When I looked around, however, during one of the keynote sessions, I could not help noticing that quite a few of the attendees were working on their laptops and seemed to be otherwise occupied. I moved around a bit to try and see what they were doing (I know, not a decent thing to do, but I was intrigued), and, to my surprise, many of them were working. And by working, I mean they were connected to their data center and they were actually working on their mainframe.
I knew some of them from other encounters and during the rest of the conference I chatted with them to figure out what was so important that they had to work during the conference. And the responses were almost unanimous; even though they were allowed to attend the conference, their management asked them to be available in case of an emergency. And there were quite a few: production systems suddenly experiencing bad response times, applications failing because of a fix that was not properly tested and in one case, a major problem with the production database that basically stopped the company from operating. Many of them also told me that they were used to this and often took their laptops with them on short breaks and were often asked to log on during the weekend to work on problems. Even during the breaks of the conference, when some of them visited our (vendor) booth, they didn’t use the time to chat and find out about what’s new and exciting (which is what you would expect), they worked with our technical staff on some real problems they had back home.

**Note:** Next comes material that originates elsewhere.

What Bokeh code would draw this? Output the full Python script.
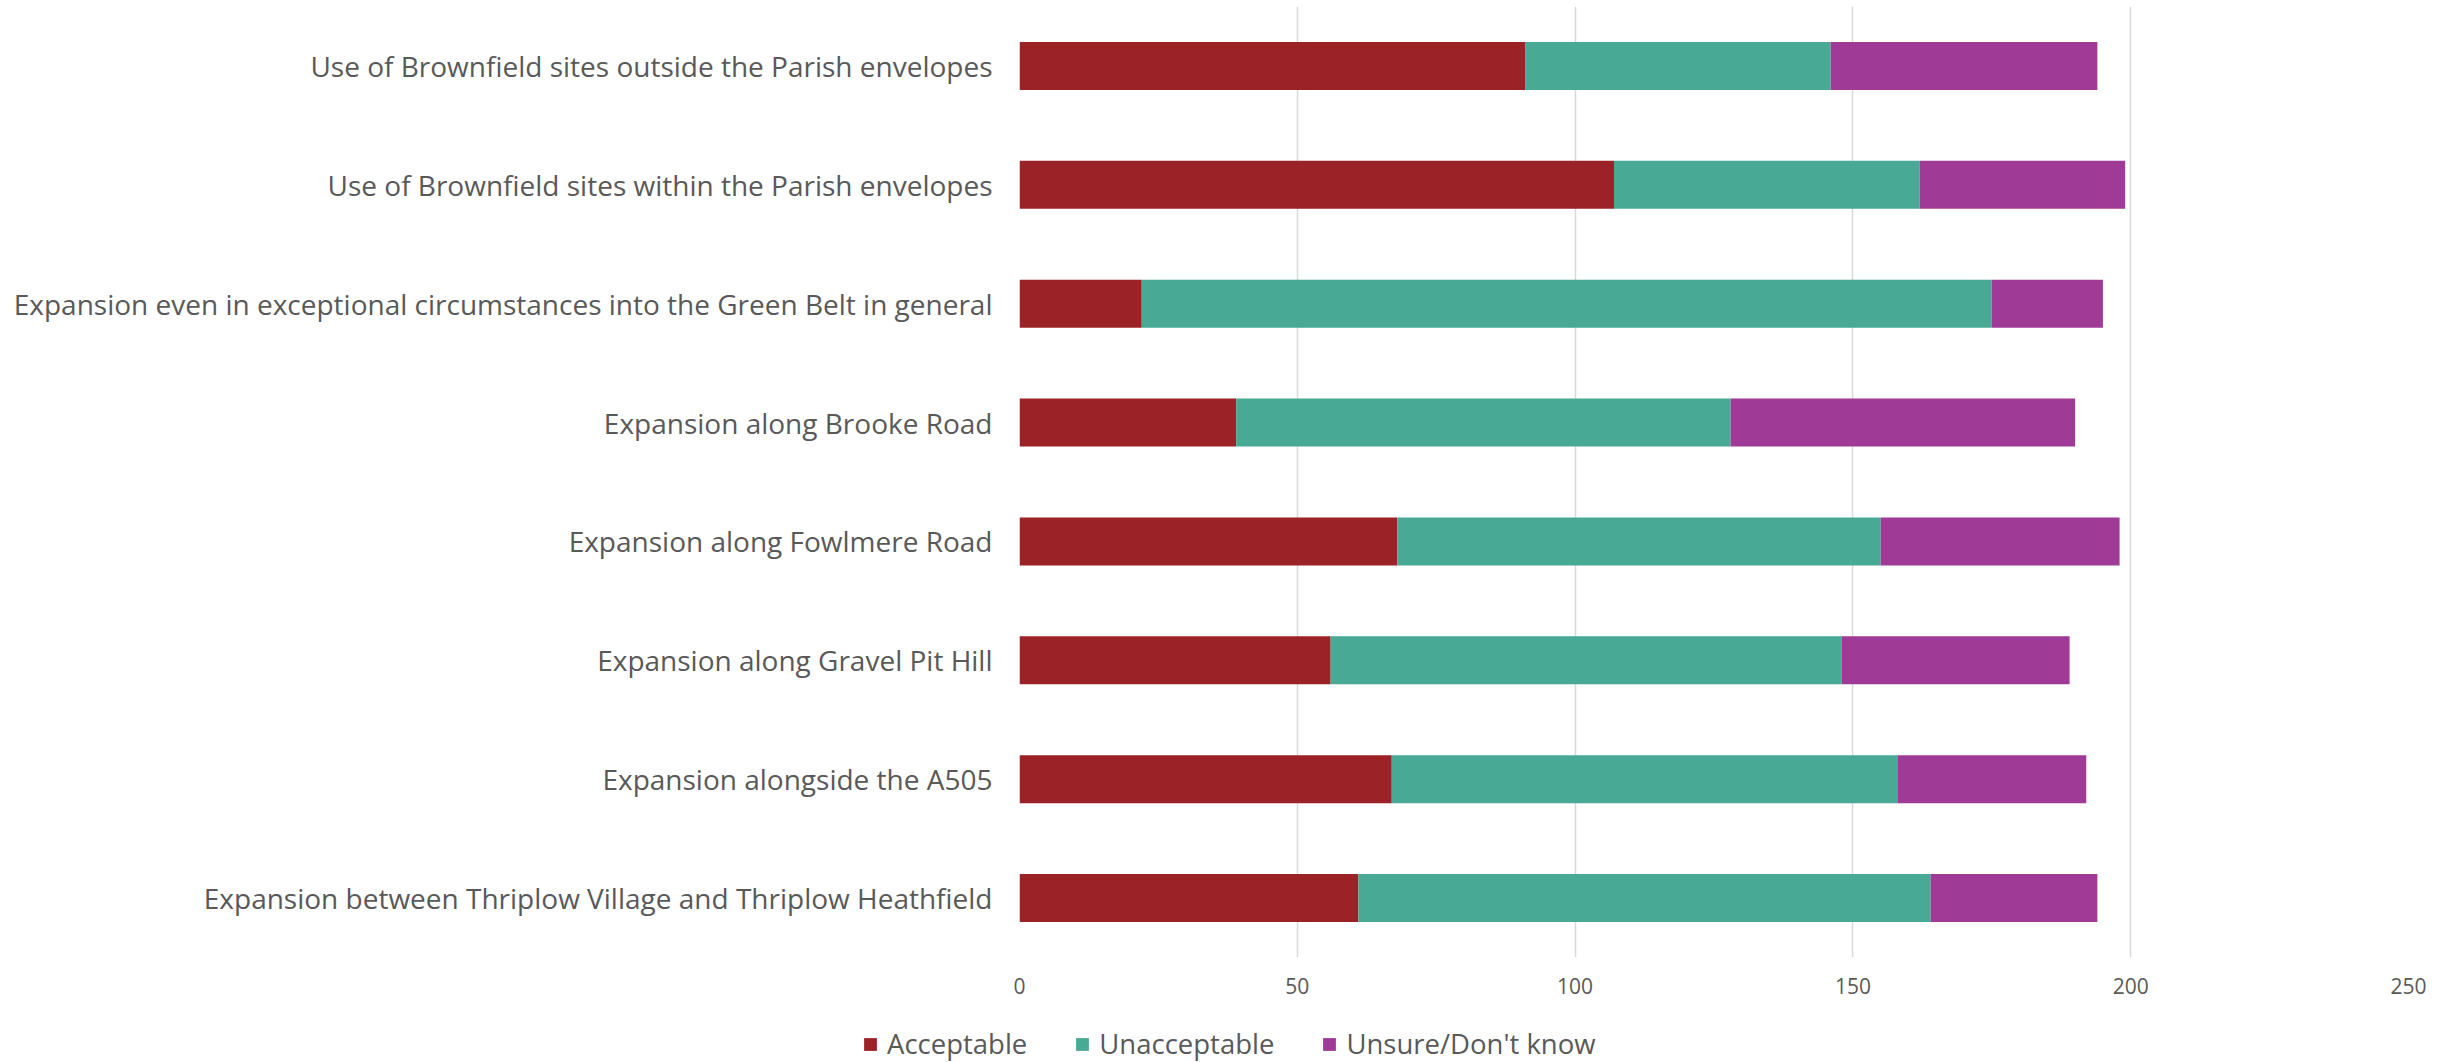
from bokeh.plotting import figure
from bokeh.layouts import column
from bokeh.models import ColumnDataSource, FactorRange, Range1d, FixedTicker, Legend, LegendItem
from bokeh.embed import file_html
from bokeh.resources import INLINE

# Data (top to bottom as displayed)
categories = [
    "Use of Brownfield sites outside the Parish envelopes",
    "Use of Brownfield sites within the Parish envelopes",
    "Expansion even in exceptional circumstances into the Green Belt in general",
    "Expansion along Brooke Road",
    "Expansion along Fowlmere Road",
    "Expansion along Gravel Pit Hill",
    "Expansion alongside the A505",
    "Expansion between Thriplow Village and Thriplow Heathfield",
]
acceptable = [91, 107, 22, 39, 68, 56, 67, 61]
unacceptable = [55, 55, 153, 89, 87, 92, 91, 103]
unsure = [48, 37, 20, 62, 43, 41, 34, 30]
series_names = ["Acceptable", "Unacceptable", "Unsure/Don't know"]
series_keys = ["acceptable", "unacceptable", "unsure"]
colors = ["#9B2226", "#48A995", "#9F3B97"]
x_ticks = [0, 50, 100, 150, 200, 250]

source = ColumnDataSource(dict(
    cat=categories,
    acceptable=acceptable,
    unacceptable=unacceptable,
    unsure=unsure,
))

FONT = "Open Sans"
TEXT_COLOR = "#595959"
W = 2437

p = figure(
    width=W, height=1010,
    y_range=FactorRange(*list(reversed(categories))),
    x_range=Range1d(0, 250),
    output_backend="svg", toolbar_location=None,
    min_border_left=1019, min_border_right=29,
    min_border_top=6, min_border_bottom=53,
)
p.frame_align = False
p.outline_line_color = None
p.background_fill_color = "white"
p.border_fill_color = "white"

renderers = p.hbar_stack(series_keys, y="cat", height=0.404, color=colors,
                         source=source, line_color=None)

# grid
p.ygrid.grid_line_color = None
p.xgrid.grid_line_color = "#D9D9D9"
p.xgrid.grid_line_width = 1.5

# x axis
p.xaxis.ticker = FixedTicker(ticks=x_ticks)
p.xaxis.axis_line_color = None
p.xaxis.major_tick_line_color = None
p.xaxis.minor_tick_line_color = None
p.xaxis.major_tick_out = 0
p.xaxis.major_tick_in = 0
p.xaxis.major_label_standoff = 20
p.xaxis.major_label_text_font = FONT
p.xaxis.major_label_text_font_size = "21px"
p.xaxis.major_label_text_color = TEXT_COLOR

# y axis
p.yaxis.axis_line_color = None
p.yaxis.major_tick_line_color = None
p.yaxis.minor_tick_line_color = None
p.yaxis.major_tick_out = 0
p.yaxis.major_tick_in = 0
p.yaxis.major_label_standoff = 27
p.yaxis.major_label_text_font = FONT
p.yaxis.major_label_text_font_size = "28px"
p.yaxis.major_label_text_color = TEXT_COLOR

# Legend strip below the chart (its own small figure, frame spanning full width)
lg = figure(
    width=W, height=52,
    x_range=Range1d(0, 250), y_range=FactorRange(*list(reversed(categories))),
    x_axis_type=None, y_axis_type=None,
    output_backend="svg", toolbar_location=None,
    min_border_left=0, min_border_right=0, min_border_top=0, min_border_bottom=0,
)
lg.frame_align = False
lg.outline_line_color = None
lg.xgrid.visible = False
lg.ygrid.visible = False
# zero-height bars: only used so the legend can draw its colour swatches
lg_renderers = lg.hbar_stack(series_keys, y="cat", height=0.0, color=colors,
                             source=source, line_color=None)

legend = Legend(
    items=[LegendItem(label=n, renderers=[r]) for n, r in zip(series_names, lg_renderers)],
    orientation="horizontal",
    location=(862, 0),
    border_line_color=None,
    background_fill_alpha=0,
    padding=0, margin=0,
    spacing=47,
    glyph_width=16, glyph_height=16,
    label_standoff=9,
    label_text_font=FONT,
    label_text_font_size="27.5px",
    label_text_color=TEXT_COLOR,
)
lg.add_layout(legend, "center")

layout = column(p, lg, spacing=0)
open("out.html", "w").write(file_html(layout, INLINE))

It became clear to me that this was something that had emerged in the past few years. The budget cuts in IT really hit mainframe departments in the worst possible way and the combination of a reduced workforce and the fact that, slowly but steadily, more and more mainframers are retiring, has put a lot of pressure on those that are left to keep things running smoothly. At the same time, during my conversations with these mainframers, it was clear that they took pride in the fact that they were doing this. They understood that the impact of a failing mainframe system could literally bring the company to its knees, and they felt a responsibility to do whatever possible to prevent that.
On the other hand, they made it clear that many of these interventions were necessary because there are simply less staff maintaining the mainframe these days. And that has lead to the constant firefighting that they have to do to keep the production system up and running.

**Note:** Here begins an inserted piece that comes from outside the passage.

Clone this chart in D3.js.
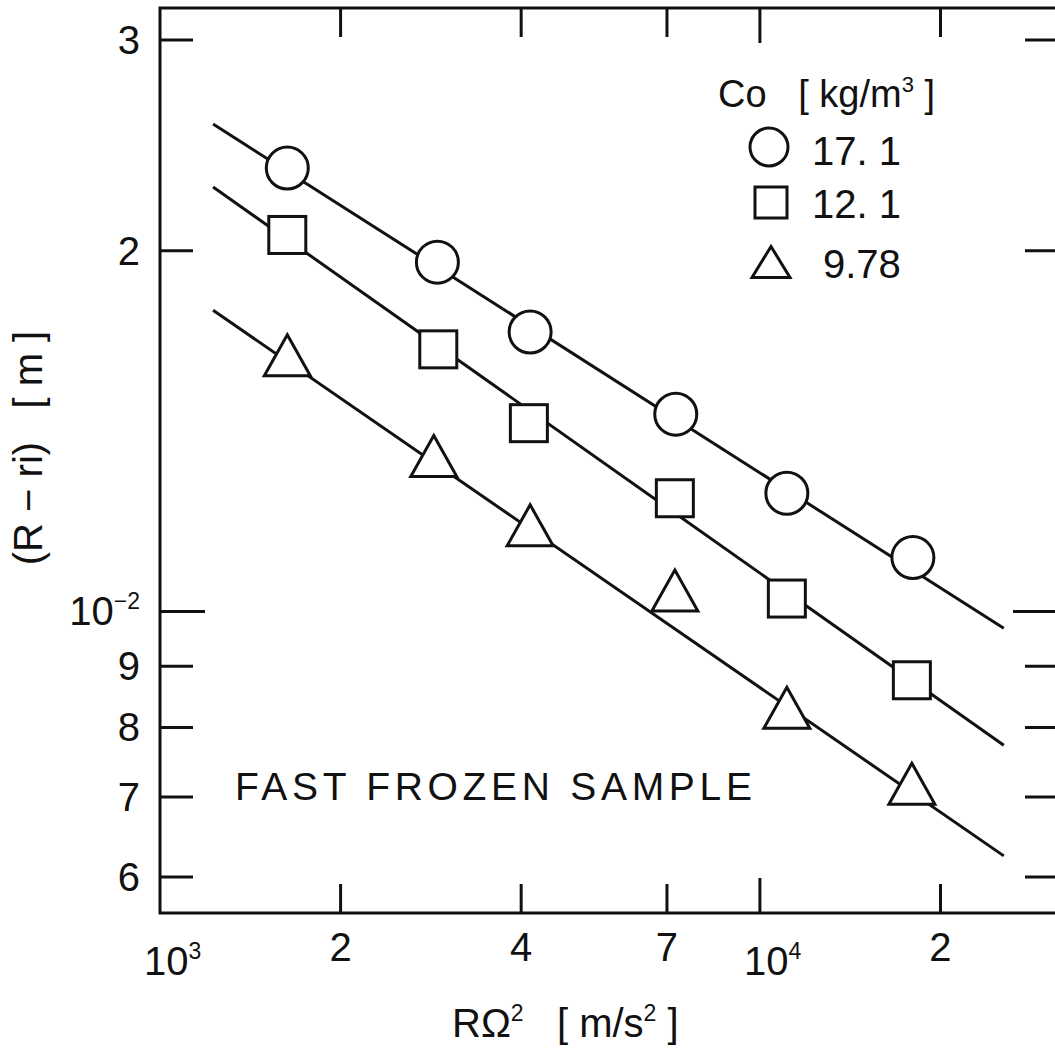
<!DOCTYPE html>
<html>
<head>
<meta charset="utf-8">
<script src="https://cdn.jsdelivr.net/npm/d3@7"></script>
<style>
  body { margin: 0; background: #fff; }
  svg text { font-family: "Liberation Sans", Arial, sans-serif; fill: #111; white-space: pre; }
  .frame, .tick { stroke: #111; stroke-width: 3; fill: none; }
  .fit { stroke: #111; stroke-width: 3; fill: none; }
  .mark { stroke: #111; stroke-width: 3; fill: #fff; }
</style>
</head>
<body>
<div id="chart"></div>
<script>
// axis ticks
var xTicks = [1000, 2000, 4000, 7000, 10000, 20000];
var xTickLabels = [["10", "3"], ["2"], ["4"], ["7"], ["10", "4"], ["2"]];
var yTicks = [0.006, 0.007, 0.008, 0.009, 0.01, 0.02, 0.03];
var yTickLabels = [["6"], ["7"], ["8"], ["9"], ["10", "\u22122"], ["2"], ["3"]];

// series: Co [kg/m3]
var seriesNames = ["17. 1", "12. 1", "9.78"];
var circleX = [1630, 2900, 4140, 7240, 11090, 17990];
var circleY = [0.02345, 0.01957, 0.01711, 0.01461, 0.01255, 0.01109];
var squareX = [1630, 2910, 4120, 7215, 11090, 17920];
var squareY = [0.02062, 0.01655, 0.01436, 0.01243, 0.01025, 0.00876];
var triangleX = [1630, 2860, 4140, 7215, 11090, 17920];
var triangleY = [0.01636, 0.01348, 0.01180, 0.01041, 0.00831, 0.00718];

// fitted lines (end points)
var fitX = [1226, 25500];
var circleFit = [0.02552, 0.00968];
var squareFit = [0.02261, 0.00773];
var triangleFit = [0.01784, 0.00625];

var width = 1055, height = 1056;
var mLeft = 160, mRight = 1058, mTop = 8, mBottom = 913;

var x = d3.scaleLog().domain([1000, 31400]).range([mLeft, mRight]);
var y = d3.scaleLog().domain([0.0056, 0.0319]).range([mBottom, mTop]);

var svg = d3.select("#chart").append("svg")
    .attr("width", width)
    .attr("height", height);

svg.append("rect").attr("width", width).attr("height", height).attr("fill", "#fff");

// frame
svg.append("rect").attr("class", "frame")
    .attr("x", mLeft).attr("y", mTop)
    .attr("width", mRight - mLeft).attr("height", mBottom - mTop);

// x ticks, bottom and top, pointing inward
xTicks.forEach(function(v) {
    if (v === 1000) return;
    var len = v === 10000 ? 35 : 29;
    svg.append("line").attr("class", "tick")
        .attr("x1", x(v)).attr("x2", x(v))
        .attr("y1", mBottom).attr("y2", mBottom - len);
    svg.append("line").attr("class", "tick")
        .attr("x1", x(v)).attr("x2", x(v))
        .attr("y1", mTop).attr("y2", mTop + len);
});

// y ticks, left and right
yTicks.forEach(function(v) {
    var len = v === 0.01 ? 45 : 33;
    svg.append("line").attr("class", "tick")
        .attr("x1", mLeft).attr("x2", mLeft + len)
        .attr("y1", y(v)).attr("y2", y(v));
    svg.append("line").attr("class", "tick")
        .attr("x1", mRight).attr("x2", mRight - len)
        .attr("y1", y(v)).attr("y2", y(v));
});

// x tick labels
xTicks.forEach(function(v, i) {
    var lab = xTickLabels[i];
    var t = svg.append("text").attr("font-size", 40);
    if (lab.length === 2) {
        t.attr("x", x(v) - 16).attr("y", 975).attr("text-anchor", "start");
        t.append("tspan").text(lab[0]);
        t.append("tspan").attr("font-size", 23).attr("dy", -16).text(lab[1]);
    } else {
        t.attr("x", x(v)).attr("y", 961).attr("text-anchor", "middle").text(lab[0]);
    }
});

// y tick labels
yTicks.forEach(function(v, i) {
    var lab = yTickLabels[i];
    var t = svg.append("text").attr("font-size", 40)
        .attr("x", 140).attr("y", y(v) + 14).attr("text-anchor", "end");
    t.append("tspan").text(lab[0]);
    if (lab.length === 2) {
        t.append("tspan").attr("font-size", 23).attr("dy", -16).text(lab[1]);
    }
});

// fitted lines
var line = d3.line().x(function(d) { return x(d[0]); }).y(function(d) { return y(d[1]); });
[circleFit, squareFit, triangleFit].forEach(function(f) {
    svg.append("path").attr("class", "fit")
        .attr("d", line(fitX.map(function(xv, i) { return [xv, f[i]]; })));
});

function triPath(cx, cy, b, h) {
    return "M" + cx + "," + (cy - h / 2) + "L" + (cx + b / 2) + "," + (cy + h / 2) +
        "L" + (cx - b / 2) + "," + (cy + h / 2) + "Z";
}

// markers
svg.append("g").selectAll("circle")
    .data(circleX.map(function(v, i) { return [v, circleY[i]]; }))
    .enter().append("circle").attr("class", "mark")
    .attr("cx", function(d) { return x(d[0]); })
    .attr("cy", function(d) { return y(d[1]); })
    .attr("r", 21);

svg.append("g").selectAll("rect")
    .data(squareX.map(function(v, i) { return [v, squareY[i]]; }))
    .enter().append("rect").attr("class", "mark")
    .attr("x", function(d) { return x(d[0]) - 18.5; })
    .attr("y", function(d) { return y(d[1]) - 18.5; })
    .attr("width", 37).attr("height", 37);

svg.append("g").selectAll("path")
    .data(triangleX.map(function(v, i) { return [v, triangleY[i]]; }))
    .enter().append("path").attr("class", "mark")
    .attr("d", function(d) { return triPath(x(d[0]), y(d[1]), 46, 41); });

// legend
var lg = svg.append("g");
var head = lg.append("text").attr("x", 718).attr("y", 107).attr("font-size", 38);
head.append("tspan").text("Co   [ kg/m");
head.append("tspan").attr("font-size", 22).attr("dy", -15).text("3");
head.append("tspan").attr("dy", 15).text(" ]");

lg.append("circle").attr("class", "mark").attr("cx", 769).attr("cy", 147).attr("r", 19);
lg.append("rect").attr("class", "mark").attr("x", 755).attr("y", 187).attr("width", 32).attr("height", 31);
lg.append("path").attr("class", "mark").attr("d", triPath(771, 262, 38, 31));

var legY = [165, 218, 278];
var legX = [812, 812, 823];
seriesNames.forEach(function(s, i) {
    lg.append("text").attr("x", legX[i]).attr("y", legY[i]).attr("font-size", 40).text(s);
});

// annotation
svg.append("text").attr("x", 235).attr("y", 800).attr("font-size", 39)
    .attr("textLength", 517).attr("lengthAdjust", "spacing")
    .text("FAST FROZEN SAMPLE");

// x axis title
var xt = svg.append("text").attr("x", 452).attr("y", 1037).attr("font-size", 40);
xt.append("tspan").text("R\u03a9");
xt.append("tspan").attr("font-size", 23).attr("dy", -16).text("2");
xt.append("tspan").attr("dy", 16).text("   [ m/s");
xt.append("tspan").attr("font-size", 23).attr("dy", -16).text("2");
xt.append("tspan").attr("dy", 16).text(" ]");

// y axis title
svg.append("text")
    .attr("transform", "translate(42,448) rotate(-90)")
    .attr("text-anchor", "middle").attr("font-size", 40)
    .text("(R \u2212 ri)   [ m ]");
</script>
</body>
</html>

A few weeks after the conference, I attended a meeting with IT architects. Some of the architects present were from the same companies as the folks I spoke about earlier. Many of the discussions were very high level and focused mainly on the different forms of cloud services, virtualization and other technologies and how they had to deal with that. Never, during any of the discussions I heard, were concerns raised about the fact that their employers were spending a large amount of their IT budgets on keeping the existing systems up, let alone about the people who did all that in their spare time and during conferences.
It felt as if they had no interest in looking back to some of their existing applications to try and see how they could be managed more efficiently.

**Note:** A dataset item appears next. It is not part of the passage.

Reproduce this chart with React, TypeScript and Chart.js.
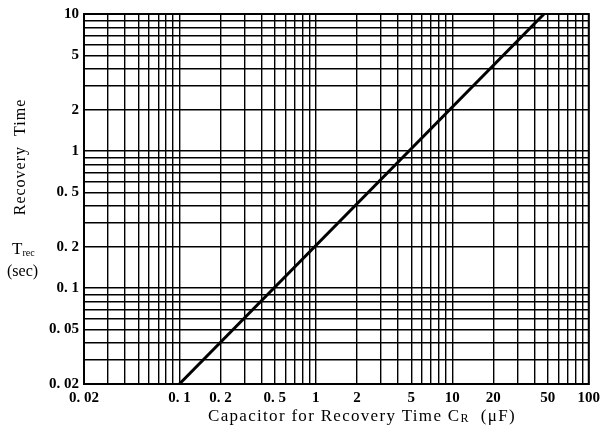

Somehow, a divide in IT seems to have emerged. On the one end, there are those who seem to mainly focus on the “new”. They get all the attention because they are working on the systems of the future and decide on all the new and sexy stuff. Cloud or no cloud, Apple apps or Android apps, new protocols, etc. And let’s be honest, for each of these things, it is not even sure how much they will cost, let alone if they will help the company to make more money or become more competitive.
On the other end, there are the people who work with the “old”. They go through loops and holes to try and keep all the applications running with fewer and fewer staff and with ever shrinking budgets. And because of that, they often have to work as firefighters, running from one issue to another to try and keep everybody happy. They never seem to get the compliments, but they are the ones that run the applications that have proven to be critical for the company. This is even more true for people working on mainframes. They have the added “benefit” of working on a platform that many don’t even know still exists, but that at the same time still quietly and efficiently serves many of the new and modern applications with “legacy data”…
All this made me realize that the true heroes in IT are often those people that we never hear about. The IT folks who do what is necessary, with pride and passion. And especially those who have managed the mainframes that many companies still rely on. I am not asking for a “Secretary’s Day” for mainframers, just some recognition once in a while of all the essential tasks that they perform, and maybe even, on a sunny day, a small compliment.